KARACHI: The Sindh health ministry has sent directives to all the district authorities to keep their contingency plans ready for pre-monsoon rainfalls to protect people from possible dangers of ‘brain-eating’ amoeba, or naegleria fowleri, and mosquito-borne diseases of dengue and chikungunya.

Worried by the increasing incidence of dengue fever cases, and two deaths recently reported by naegleria fowleri, the provincial health ministry has warned the local authorities to expedite their efforts to thwart possible dangers of naegleria, as water supplied to most parts of the city contained less or no chlorine at all.

Officials said widespread rains had been predicted during the coming monsoon, which could provide breeding grounds to lethal amoeba naegleria fowleri and the mosquito-borne dengue and chikungunya diseases.

‘Monsoon rains could provide breeding grounds to lethal amoeba and mosquito’

The provincial government, the officials added, had released special funds to help efficient functioning of a committee formed three years ago to check the dangers of naegleria.

The committee had earlier long gone dormant for want of funds and guidelines from the senior authorities.

The officials in the ministry said still most neighbourhoods of the city were being supplied with water not chlorinated at all.

Recently a schoolgirl died because of naegleriasis caused by the amoeba after performing ablution with water in North Nazimabad, which was insufficiently chlorinated.

Chlorination is the key method to kill the amoeba and keep the life-taking disease at bay. Another way is to use boiled water while cleaning nose as the germ enters through the nasal cavity of its victim and attacks the brain.
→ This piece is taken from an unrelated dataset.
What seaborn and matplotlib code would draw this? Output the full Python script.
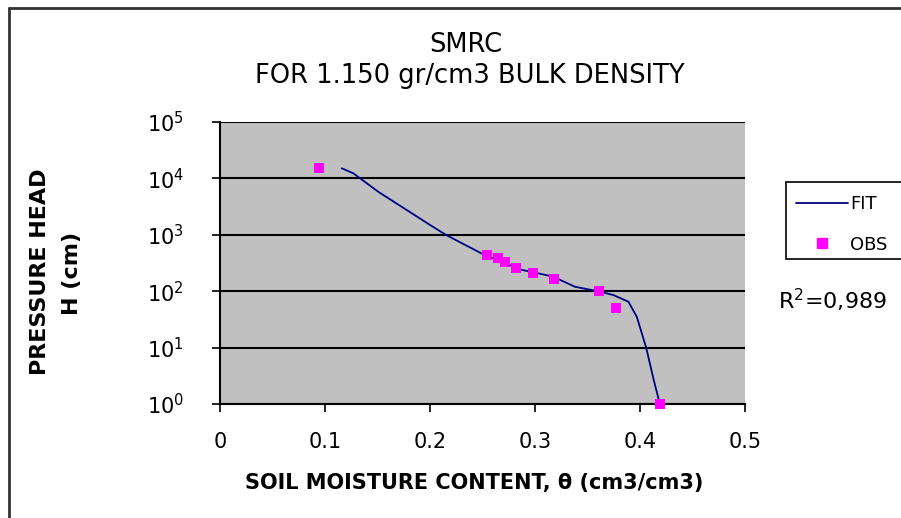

Officials have warned there could be a prolonged monsoon, thus, coupled with lack of chlorination, naegleria and dengue could be further lethal this year.
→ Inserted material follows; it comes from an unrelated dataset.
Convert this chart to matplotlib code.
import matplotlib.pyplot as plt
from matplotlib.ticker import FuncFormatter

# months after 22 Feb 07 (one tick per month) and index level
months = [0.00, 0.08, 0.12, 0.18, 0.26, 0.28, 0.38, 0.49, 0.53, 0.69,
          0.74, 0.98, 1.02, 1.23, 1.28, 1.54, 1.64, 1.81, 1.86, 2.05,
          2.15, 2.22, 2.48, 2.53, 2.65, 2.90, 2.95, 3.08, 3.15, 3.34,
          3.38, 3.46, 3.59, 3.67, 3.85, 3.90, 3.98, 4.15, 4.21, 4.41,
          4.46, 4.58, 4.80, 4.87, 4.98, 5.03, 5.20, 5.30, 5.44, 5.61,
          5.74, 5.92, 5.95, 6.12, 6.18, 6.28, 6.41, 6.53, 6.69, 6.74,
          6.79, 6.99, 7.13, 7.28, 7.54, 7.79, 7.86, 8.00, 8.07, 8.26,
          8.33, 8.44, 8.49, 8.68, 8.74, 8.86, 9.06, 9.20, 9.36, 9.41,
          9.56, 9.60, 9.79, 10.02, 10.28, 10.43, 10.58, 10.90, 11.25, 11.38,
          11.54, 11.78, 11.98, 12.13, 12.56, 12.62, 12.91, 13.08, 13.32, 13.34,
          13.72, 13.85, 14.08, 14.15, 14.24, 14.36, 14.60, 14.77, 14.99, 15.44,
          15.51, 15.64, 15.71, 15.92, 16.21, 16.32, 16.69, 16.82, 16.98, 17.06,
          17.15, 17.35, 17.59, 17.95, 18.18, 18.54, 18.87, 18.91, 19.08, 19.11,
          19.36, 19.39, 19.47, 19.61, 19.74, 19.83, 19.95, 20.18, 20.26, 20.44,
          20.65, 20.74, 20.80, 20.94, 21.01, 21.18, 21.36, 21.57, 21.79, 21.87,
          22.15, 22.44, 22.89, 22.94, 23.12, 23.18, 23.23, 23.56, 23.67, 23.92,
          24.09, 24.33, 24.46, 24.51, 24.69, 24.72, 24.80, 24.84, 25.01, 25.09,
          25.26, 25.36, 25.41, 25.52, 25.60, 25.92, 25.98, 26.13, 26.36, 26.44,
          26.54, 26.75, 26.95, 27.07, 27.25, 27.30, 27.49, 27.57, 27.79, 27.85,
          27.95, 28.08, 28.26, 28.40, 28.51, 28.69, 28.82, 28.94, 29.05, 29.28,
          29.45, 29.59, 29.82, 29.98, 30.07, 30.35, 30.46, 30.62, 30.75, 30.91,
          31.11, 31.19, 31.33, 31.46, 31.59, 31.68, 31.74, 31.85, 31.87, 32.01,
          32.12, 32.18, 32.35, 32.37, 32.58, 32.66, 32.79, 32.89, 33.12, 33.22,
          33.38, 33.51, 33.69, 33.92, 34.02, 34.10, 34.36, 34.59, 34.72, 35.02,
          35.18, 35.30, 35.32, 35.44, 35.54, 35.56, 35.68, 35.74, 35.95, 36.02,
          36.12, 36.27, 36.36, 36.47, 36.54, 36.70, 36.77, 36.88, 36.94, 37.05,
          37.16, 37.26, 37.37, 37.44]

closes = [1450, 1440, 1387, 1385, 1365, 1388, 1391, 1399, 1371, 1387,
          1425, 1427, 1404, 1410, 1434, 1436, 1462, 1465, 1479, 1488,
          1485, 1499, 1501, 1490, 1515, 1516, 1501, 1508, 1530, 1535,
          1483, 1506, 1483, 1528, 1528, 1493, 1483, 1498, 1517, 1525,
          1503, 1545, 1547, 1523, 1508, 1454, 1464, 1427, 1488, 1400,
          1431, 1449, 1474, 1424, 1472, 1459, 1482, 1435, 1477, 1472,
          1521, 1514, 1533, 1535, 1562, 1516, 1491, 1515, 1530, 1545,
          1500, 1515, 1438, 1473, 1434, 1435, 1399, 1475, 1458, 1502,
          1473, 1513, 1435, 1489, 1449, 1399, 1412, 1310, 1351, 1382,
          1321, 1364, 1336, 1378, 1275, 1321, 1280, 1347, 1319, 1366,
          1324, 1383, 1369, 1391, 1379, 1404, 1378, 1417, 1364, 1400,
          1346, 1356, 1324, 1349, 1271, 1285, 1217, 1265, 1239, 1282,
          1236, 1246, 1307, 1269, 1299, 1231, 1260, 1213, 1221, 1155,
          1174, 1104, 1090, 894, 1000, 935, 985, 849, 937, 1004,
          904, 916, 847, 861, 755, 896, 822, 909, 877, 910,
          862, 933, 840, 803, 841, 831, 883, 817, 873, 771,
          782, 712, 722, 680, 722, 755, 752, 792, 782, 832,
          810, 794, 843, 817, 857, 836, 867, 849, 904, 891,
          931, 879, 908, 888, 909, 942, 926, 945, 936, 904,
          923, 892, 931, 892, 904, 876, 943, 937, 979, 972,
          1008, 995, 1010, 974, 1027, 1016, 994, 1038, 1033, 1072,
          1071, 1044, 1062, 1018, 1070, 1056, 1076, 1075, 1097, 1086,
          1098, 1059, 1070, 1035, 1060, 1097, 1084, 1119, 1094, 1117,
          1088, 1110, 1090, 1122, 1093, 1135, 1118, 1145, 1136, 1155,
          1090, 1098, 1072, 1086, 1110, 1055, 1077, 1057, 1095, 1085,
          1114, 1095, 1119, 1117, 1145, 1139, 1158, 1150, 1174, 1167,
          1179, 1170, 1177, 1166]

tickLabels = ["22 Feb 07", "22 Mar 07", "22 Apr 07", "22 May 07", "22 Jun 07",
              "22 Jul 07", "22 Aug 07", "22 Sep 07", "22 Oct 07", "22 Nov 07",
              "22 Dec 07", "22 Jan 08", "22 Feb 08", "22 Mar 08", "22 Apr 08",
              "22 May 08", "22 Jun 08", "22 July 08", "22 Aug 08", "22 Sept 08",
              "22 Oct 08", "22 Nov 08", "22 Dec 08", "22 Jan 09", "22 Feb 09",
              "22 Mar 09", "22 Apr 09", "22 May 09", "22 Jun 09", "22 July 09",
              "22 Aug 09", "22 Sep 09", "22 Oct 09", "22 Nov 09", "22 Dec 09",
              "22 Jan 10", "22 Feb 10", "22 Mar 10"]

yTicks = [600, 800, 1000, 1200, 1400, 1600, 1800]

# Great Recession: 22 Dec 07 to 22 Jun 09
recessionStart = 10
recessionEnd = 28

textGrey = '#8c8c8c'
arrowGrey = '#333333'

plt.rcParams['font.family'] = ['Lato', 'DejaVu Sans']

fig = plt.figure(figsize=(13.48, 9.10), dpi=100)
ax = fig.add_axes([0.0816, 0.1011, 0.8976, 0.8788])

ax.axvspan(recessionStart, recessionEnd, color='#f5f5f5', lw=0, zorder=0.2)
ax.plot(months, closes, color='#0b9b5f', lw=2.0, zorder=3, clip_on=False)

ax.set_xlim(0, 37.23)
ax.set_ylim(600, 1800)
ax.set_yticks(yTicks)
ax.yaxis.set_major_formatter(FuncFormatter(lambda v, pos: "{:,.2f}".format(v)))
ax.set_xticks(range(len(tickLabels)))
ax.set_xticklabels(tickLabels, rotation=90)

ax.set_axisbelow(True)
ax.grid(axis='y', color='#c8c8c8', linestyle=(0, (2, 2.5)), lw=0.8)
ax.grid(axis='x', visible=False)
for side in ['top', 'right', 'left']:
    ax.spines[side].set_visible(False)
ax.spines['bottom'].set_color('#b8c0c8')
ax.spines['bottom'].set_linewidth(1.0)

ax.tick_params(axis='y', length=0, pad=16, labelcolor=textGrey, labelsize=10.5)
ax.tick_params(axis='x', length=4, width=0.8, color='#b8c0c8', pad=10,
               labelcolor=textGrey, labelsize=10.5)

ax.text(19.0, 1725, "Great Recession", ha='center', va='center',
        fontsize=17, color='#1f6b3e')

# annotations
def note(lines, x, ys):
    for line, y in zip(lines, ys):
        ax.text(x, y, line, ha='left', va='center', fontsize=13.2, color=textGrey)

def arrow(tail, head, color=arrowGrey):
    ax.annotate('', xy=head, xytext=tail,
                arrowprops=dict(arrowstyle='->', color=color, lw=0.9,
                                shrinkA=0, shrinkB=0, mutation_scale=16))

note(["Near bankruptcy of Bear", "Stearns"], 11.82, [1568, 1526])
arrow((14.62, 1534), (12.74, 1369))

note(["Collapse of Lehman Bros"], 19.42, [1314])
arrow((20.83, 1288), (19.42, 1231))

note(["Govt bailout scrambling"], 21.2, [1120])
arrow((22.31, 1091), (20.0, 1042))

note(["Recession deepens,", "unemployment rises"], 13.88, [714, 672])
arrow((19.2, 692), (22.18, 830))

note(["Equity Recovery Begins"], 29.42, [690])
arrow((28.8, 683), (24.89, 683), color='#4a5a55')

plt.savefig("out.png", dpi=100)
“We have more than 400 dengue victims in Sindh already, and, if proper measures are not taken the number could rise alarmingly,” said an official.

The last official survey of the city’s water supply showed that more than half of the city was supplied with water chlorinated much less than the desired levels. Even the teams found no chlorination at all at more than 90pc of the pumping houses of the Karachi Water and Sewerage Board (KWSB) risking the lives of millions in the teeming metropolis.
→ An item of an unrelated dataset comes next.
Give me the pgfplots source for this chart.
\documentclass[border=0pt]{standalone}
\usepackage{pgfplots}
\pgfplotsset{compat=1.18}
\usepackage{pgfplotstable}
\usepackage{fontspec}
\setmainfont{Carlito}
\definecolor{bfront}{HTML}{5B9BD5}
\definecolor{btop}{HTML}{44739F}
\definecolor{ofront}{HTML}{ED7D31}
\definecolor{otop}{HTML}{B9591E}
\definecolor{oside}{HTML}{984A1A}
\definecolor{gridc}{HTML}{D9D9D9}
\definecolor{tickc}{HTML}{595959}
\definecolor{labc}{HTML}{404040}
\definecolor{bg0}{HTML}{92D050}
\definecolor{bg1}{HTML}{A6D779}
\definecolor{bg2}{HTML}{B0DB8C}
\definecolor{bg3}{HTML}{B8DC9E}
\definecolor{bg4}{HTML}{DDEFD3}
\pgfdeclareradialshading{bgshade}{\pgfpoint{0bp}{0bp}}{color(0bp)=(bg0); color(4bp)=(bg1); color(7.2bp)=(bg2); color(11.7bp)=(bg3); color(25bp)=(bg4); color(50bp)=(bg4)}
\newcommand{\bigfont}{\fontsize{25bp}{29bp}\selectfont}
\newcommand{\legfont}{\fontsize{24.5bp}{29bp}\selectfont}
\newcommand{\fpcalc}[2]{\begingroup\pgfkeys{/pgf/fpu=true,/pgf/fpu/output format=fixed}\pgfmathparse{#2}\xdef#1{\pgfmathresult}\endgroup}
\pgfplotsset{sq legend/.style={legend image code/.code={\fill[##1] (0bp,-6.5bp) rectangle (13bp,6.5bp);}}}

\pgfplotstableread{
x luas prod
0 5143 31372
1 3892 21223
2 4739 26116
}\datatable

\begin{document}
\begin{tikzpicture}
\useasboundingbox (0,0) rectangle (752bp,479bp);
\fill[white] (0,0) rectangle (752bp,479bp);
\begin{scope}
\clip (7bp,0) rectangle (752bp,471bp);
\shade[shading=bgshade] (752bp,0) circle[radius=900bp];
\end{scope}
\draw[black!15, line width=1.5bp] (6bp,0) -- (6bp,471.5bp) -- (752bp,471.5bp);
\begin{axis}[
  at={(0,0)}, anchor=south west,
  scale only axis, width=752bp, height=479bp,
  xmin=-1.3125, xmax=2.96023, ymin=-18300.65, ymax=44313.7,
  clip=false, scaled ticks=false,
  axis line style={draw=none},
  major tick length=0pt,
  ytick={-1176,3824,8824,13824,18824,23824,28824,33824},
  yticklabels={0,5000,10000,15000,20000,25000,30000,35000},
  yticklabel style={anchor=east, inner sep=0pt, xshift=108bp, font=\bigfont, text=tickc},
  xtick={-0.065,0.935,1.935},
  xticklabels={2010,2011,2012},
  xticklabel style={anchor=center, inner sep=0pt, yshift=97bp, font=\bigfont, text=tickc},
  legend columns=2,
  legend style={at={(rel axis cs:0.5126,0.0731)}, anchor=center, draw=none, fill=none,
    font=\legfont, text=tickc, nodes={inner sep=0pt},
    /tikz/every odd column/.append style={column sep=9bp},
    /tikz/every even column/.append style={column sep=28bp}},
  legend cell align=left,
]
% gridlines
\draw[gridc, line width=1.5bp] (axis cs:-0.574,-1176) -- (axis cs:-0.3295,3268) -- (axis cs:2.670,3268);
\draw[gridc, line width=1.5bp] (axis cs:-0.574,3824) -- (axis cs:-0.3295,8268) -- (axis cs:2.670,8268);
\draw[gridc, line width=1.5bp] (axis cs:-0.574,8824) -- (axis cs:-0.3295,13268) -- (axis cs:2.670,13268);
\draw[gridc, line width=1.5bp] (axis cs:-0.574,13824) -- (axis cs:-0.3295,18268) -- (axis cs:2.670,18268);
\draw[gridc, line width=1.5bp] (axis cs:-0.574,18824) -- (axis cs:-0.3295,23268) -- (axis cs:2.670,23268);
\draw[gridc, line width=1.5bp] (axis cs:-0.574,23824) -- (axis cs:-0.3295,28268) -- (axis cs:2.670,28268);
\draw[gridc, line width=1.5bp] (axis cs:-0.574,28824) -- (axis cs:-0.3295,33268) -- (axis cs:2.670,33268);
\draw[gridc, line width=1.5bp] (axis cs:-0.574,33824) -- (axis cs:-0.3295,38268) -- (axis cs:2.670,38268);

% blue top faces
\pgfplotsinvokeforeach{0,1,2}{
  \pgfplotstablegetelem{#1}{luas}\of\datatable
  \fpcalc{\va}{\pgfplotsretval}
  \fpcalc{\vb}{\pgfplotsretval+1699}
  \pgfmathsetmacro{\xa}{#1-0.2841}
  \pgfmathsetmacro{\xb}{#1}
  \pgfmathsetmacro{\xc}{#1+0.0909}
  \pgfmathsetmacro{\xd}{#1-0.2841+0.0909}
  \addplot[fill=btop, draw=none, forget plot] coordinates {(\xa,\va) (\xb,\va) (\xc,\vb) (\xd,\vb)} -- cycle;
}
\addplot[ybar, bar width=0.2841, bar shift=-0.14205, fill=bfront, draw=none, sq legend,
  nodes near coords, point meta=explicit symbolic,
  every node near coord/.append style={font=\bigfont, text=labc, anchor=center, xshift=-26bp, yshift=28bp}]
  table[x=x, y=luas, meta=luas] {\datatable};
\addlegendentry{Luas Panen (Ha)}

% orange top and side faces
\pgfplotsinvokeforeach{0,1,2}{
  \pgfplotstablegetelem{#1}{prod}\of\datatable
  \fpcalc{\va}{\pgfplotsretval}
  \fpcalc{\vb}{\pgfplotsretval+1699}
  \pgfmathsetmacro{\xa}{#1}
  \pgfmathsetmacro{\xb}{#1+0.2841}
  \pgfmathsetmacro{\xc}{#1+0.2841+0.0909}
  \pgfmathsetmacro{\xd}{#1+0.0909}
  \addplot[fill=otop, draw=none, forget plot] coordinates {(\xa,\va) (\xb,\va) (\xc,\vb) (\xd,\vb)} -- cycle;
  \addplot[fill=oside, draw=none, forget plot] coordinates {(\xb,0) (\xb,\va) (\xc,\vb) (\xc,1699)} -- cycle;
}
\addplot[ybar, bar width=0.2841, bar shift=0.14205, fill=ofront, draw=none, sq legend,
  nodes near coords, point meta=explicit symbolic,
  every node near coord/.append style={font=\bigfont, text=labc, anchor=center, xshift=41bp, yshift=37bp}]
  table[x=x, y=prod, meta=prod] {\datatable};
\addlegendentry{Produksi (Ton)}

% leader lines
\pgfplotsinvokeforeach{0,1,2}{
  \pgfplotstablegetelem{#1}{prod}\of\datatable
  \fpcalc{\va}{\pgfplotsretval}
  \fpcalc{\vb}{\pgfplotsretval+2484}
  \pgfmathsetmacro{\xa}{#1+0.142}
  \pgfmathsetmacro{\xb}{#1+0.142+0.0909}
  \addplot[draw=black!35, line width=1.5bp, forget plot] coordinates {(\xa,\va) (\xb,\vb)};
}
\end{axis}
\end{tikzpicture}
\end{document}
The officials said a past committee entrusted to keep a check on naegleria incidence was being provided with no funds for the vehicles and fuel required for its mobility to collect water samples from the length and breadth of the metropolis. The work virtually came to a halt because of resource constraints.

The authorities’ claim for investing heavily on public awareness campaign vis-à-vis naegleria has failed to impress anyone as the pamphlets it published might have changed hands in public places but none of them was seen pasted inside hospitals or in ablution places or outside mosques where people could contract the disease during rinsing their noses with unsafe and poorly chlorinated water.

Officials earlier said the germ could potentially approach the victim’s brain through nasal cavity during ablution at home or in mosques where water supplies were not safely chlorinated or boiled.

The lethal amoeba has killed 50 people in the last five years.

The germ survives in warm waters and enters into human brain through nasal cavity and eats up its tissues.